* WRITTEN PROBLEM *
Write out all of the records precisely. Skip anything that is a picture.

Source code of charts
══════

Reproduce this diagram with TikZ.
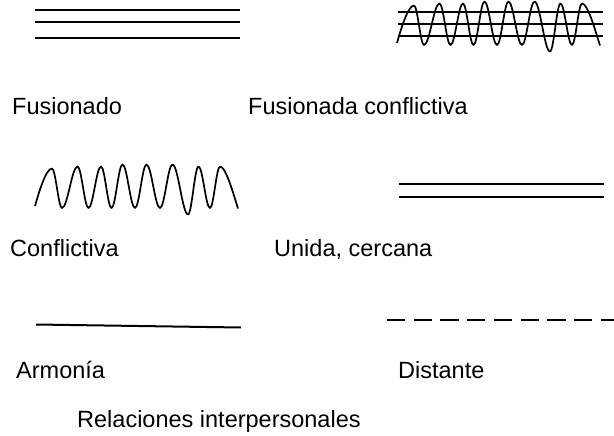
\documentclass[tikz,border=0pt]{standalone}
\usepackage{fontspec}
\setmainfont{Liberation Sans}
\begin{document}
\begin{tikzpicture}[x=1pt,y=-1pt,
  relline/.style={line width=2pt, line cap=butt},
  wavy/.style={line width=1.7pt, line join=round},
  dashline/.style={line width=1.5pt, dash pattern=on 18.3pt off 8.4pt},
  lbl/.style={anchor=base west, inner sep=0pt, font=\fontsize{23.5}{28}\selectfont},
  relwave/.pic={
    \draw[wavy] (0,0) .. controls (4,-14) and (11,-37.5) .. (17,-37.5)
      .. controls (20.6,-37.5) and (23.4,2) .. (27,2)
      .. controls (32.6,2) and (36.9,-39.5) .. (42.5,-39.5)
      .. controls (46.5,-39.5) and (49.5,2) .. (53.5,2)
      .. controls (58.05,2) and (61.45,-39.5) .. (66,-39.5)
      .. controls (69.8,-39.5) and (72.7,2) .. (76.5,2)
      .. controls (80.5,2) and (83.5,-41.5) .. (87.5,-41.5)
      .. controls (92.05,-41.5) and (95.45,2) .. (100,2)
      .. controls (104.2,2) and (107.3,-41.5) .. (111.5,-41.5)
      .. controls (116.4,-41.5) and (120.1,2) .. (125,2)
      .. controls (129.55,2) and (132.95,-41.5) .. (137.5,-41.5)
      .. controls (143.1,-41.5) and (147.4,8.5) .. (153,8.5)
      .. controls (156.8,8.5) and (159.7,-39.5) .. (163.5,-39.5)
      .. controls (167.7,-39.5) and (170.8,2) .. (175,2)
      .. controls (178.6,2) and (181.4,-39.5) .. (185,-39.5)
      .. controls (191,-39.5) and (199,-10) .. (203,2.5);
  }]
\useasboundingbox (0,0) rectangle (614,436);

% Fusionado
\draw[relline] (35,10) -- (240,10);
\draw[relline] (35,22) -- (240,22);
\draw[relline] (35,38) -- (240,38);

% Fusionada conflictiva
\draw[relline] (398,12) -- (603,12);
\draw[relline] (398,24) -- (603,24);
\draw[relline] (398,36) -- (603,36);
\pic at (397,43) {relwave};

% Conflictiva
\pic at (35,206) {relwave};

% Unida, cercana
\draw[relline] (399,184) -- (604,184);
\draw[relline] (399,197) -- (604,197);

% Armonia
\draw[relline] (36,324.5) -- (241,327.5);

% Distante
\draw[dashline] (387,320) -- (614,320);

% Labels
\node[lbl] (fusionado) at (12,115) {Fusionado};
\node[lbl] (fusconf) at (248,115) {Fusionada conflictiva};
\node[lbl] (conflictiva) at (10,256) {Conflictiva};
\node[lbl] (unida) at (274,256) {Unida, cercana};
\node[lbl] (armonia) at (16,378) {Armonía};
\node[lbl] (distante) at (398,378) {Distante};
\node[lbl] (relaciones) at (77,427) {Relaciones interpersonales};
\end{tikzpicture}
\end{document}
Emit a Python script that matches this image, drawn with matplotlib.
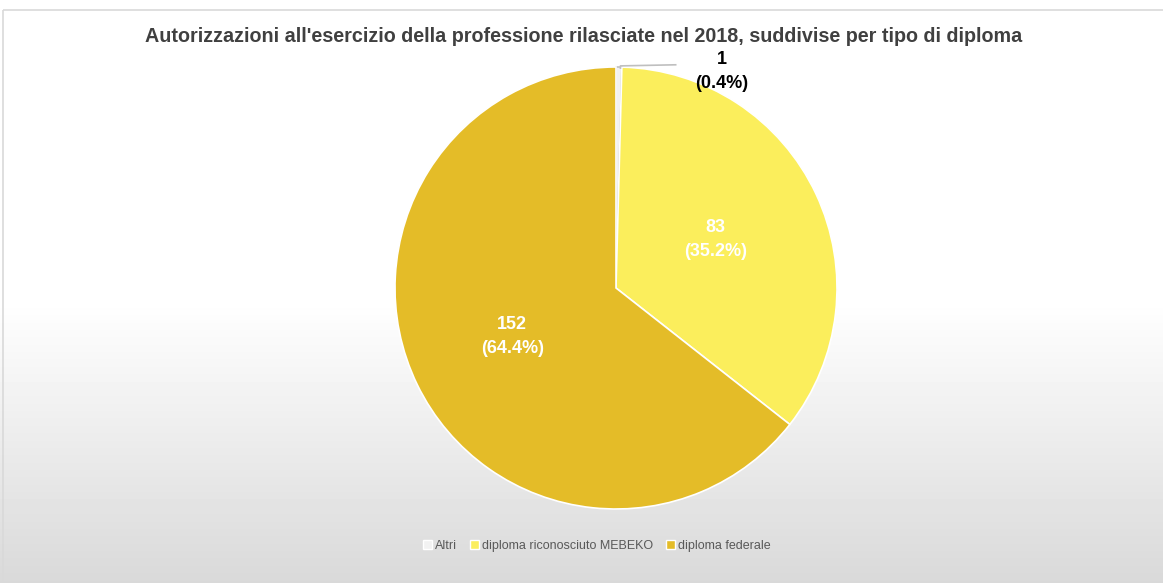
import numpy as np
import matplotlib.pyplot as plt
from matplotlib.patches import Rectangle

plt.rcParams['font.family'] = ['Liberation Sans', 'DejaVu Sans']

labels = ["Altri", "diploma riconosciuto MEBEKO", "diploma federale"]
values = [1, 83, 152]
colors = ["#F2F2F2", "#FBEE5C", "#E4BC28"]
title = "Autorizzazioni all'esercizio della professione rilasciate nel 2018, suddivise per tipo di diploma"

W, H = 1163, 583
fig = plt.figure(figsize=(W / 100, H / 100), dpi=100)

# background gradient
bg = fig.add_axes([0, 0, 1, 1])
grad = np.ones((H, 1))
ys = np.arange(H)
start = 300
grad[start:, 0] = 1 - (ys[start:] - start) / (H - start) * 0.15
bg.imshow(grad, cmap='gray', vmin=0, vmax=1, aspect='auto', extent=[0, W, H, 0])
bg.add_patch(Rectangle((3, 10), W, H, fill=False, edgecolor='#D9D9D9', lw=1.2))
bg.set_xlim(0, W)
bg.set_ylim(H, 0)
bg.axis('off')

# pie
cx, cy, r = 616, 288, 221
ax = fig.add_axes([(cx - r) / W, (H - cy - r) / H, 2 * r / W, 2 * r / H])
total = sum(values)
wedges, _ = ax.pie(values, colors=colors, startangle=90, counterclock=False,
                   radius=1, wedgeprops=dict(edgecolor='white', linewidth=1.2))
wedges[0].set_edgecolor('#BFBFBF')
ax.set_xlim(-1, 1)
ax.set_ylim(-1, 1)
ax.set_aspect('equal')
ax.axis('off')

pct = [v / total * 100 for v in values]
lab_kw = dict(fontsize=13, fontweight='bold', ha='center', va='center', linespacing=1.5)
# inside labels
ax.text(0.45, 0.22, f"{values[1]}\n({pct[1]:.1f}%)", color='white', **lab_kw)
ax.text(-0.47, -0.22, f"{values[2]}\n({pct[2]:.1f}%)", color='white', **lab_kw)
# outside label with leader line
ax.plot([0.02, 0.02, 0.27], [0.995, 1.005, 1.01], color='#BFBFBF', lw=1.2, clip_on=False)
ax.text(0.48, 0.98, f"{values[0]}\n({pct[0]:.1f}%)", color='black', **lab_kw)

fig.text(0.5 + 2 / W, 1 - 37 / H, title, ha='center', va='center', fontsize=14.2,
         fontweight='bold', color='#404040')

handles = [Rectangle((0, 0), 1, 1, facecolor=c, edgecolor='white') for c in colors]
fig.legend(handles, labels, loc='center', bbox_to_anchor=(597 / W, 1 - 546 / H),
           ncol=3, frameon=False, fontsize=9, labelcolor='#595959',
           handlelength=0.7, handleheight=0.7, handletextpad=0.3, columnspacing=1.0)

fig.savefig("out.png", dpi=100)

══════

* RESULT FOR THIS EXERCISE *
Reproduce this diagram with TikZ.
\documentclass[tikz,border=0pt]{standalone}
\usepackage{fontspec}
\setmainfont{Liberation Sans}
\begin{document}
\begin{tikzpicture}[x=1pt,y=-1pt,
  relline/.style={line width=2pt, line cap=butt},
  wavy/.style={line width=1.7pt, line join=round},
  dashline/.style={line width=1.5pt, dash pattern=on 18.3pt off 8.4pt},
  lbl/.style={anchor=base west, inner sep=0pt, font=\fontsize{23.5}{28}\selectfont},
  relwave/.pic={
    \draw[wavy] (0,0) .. controls (4,-14) and (11,-37.5) .. (17,-37.5)
      .. controls (20.6,-37.5) and (23.4,2) .. (27,2)
      .. controls (32.6,2) and (36.9,-39.5) .. (42.5,-39.5)
      .. controls (46.5,-39.5) and (49.5,2) .. (53.5,2)
      .. controls (58.05,2) and (61.45,-39.5) .. (66,-39.5)
      .. controls (69.8,-39.5) and (72.7,2) .. (76.5,2)
      .. controls (80.5,2) and (83.5,-41.5) .. (87.5,-41.5)
      .. controls (92.05,-41.5) and (95.45,2) .. (100,2)
      .. controls (104.2,2) and (107.3,-41.5) .. (111.5,-41.5)
      .. controls (116.4,-41.5) and (120.1,2) .. (125,2)
      .. controls (129.55,2) and (132.95,-41.5) .. (137.5,-41.5)
      .. controls (143.1,-41.5) and (147.4,8.5) .. (153,8.5)
      .. controls (156.8,8.5) and (159.7,-39.5) .. (163.5,-39.5)
      .. controls (167.7,-39.5) and (170.8,2) .. (175,2)
      .. controls (178.6,2) and (181.4,-39.5) .. (185,-39.5)
      .. controls (191,-39.5) and (199,-10) .. (203,2.5);
  }]
\useasboundingbox (0,0) rectangle (614,436);

% Fusionado
\draw[relline] (35,10) -- (240,10);
\draw[relline] (35,22) -- (240,22);
\draw[relline] (35,38) -- (240,38);

% Fusionada conflictiva
\draw[relline] (398,12) -- (603,12);
\draw[relline] (398,24) -- (603,24);
\draw[relline] (398,36) -- (603,36);
\pic at (397,43) {relwave};

% Conflictiva
\pic at (35,206) {relwave};

% Unida, cercana
\draw[relline] (399,184) -- (604,184);
\draw[relline] (399,197) -- (604,197);

% Armonia
\draw[relline] (36,324.5) -- (241,327.5);

% Distante
\draw[dashline] (387,320) -- (614,320);

% Labels
\node[lbl] (fusionado) at (12,115) {Fusionado};
\node[lbl] (fusconf) at (248,115) {Fusionada conflictiva};
\node[lbl] (conflictiva) at (10,256) {Conflictiva};
\node[lbl] (unida) at (274,256) {Unida, cercana};
\node[lbl] (armonia) at (16,378) {Armonía};
\node[lbl] (distante) at (398,378) {Distante};
\node[lbl] (relaciones) at (77,427) {Relaciones interpersonales};
\end{tikzpicture}
\end{document}
Emit a Python script that matches this image, drawn with matplotlib.
import numpy as np
import matplotlib.pyplot as plt
from matplotlib.patches import Rectangle

plt.rcParams['font.family'] = ['Liberation Sans', 'DejaVu Sans']

labels = ["Altri", "diploma riconosciuto MEBEKO", "diploma federale"]
values = [1, 83, 152]
colors = ["#F2F2F2", "#FBEE5C", "#E4BC28"]
title = "Autorizzazioni all'esercizio della professione rilasciate nel 2018, suddivise per tipo di diploma"

W, H = 1163, 583
fig = plt.figure(figsize=(W / 100, H / 100), dpi=100)

# background gradient
bg = fig.add_axes([0, 0, 1, 1])
grad = np.ones((H, 1))
ys = np.arange(H)
start = 300
grad[start:, 0] = 1 - (ys[start:] - start) / (H - start) * 0.15
bg.imshow(grad, cmap='gray', vmin=0, vmax=1, aspect='auto', extent=[0, W, H, 0])
bg.add_patch(Rectangle((3, 10), W, H, fill=False, edgecolor='#D9D9D9', lw=1.2))
bg.set_xlim(0, W)
bg.set_ylim(H, 0)
bg.axis('off')

# pie
cx, cy, r = 616, 288, 221
ax = fig.add_axes([(cx - r) / W, (H - cy - r) / H, 2 * r / W, 2 * r / H])
total = sum(values)
wedges, _ = ax.pie(values, colors=colors, startangle=90, counterclock=False,
                   radius=1, wedgeprops=dict(edgecolor='white', linewidth=1.2))
wedges[0].set_edgecolor('#BFBFBF')
ax.set_xlim(-1, 1)
ax.set_ylim(-1, 1)
ax.set_aspect('equal')
ax.axis('off')

pct = [v / total * 100 for v in values]
lab_kw = dict(fontsize=13, fontweight='bold', ha='center', va='center', linespacing=1.5)
# inside labels
ax.text(0.45, 0.22, f"{values[1]}\n({pct[1]:.1f}%)", color='white', **lab_kw)
ax.text(-0.47, -0.22, f"{values[2]}\n({pct[2]:.1f}%)", color='white', **lab_kw)
# outside label with leader line
ax.plot([0.02, 0.02, 0.27], [0.995, 1.005, 1.01], color='#BFBFBF', lw=1.2, clip_on=False)
ax.text(0.48, 0.98, f"{values[0]}\n({pct[0]:.1f}%)", color='black', **lab_kw)

fig.text(0.5 + 2 / W, 1 - 37 / H, title, ha='center', va='center', fontsize=14.2,
         fontweight='bold', color='#404040')

handles = [Rectangle((0, 0), 1, 1, facecolor=c, edgecolor='white') for c in colors]
fig.legend(handles, labels, loc='center', bbox_to_anchor=(597 / W, 1 - 546 / H),
           ncol=3, frameon=False, fontsize=9, labelcolor='#595959',
           handlelength=0.7, handleheight=0.7, handletextpad=0.3, columnspacing=1.0)

fig.savefig("out.png", dpi=100)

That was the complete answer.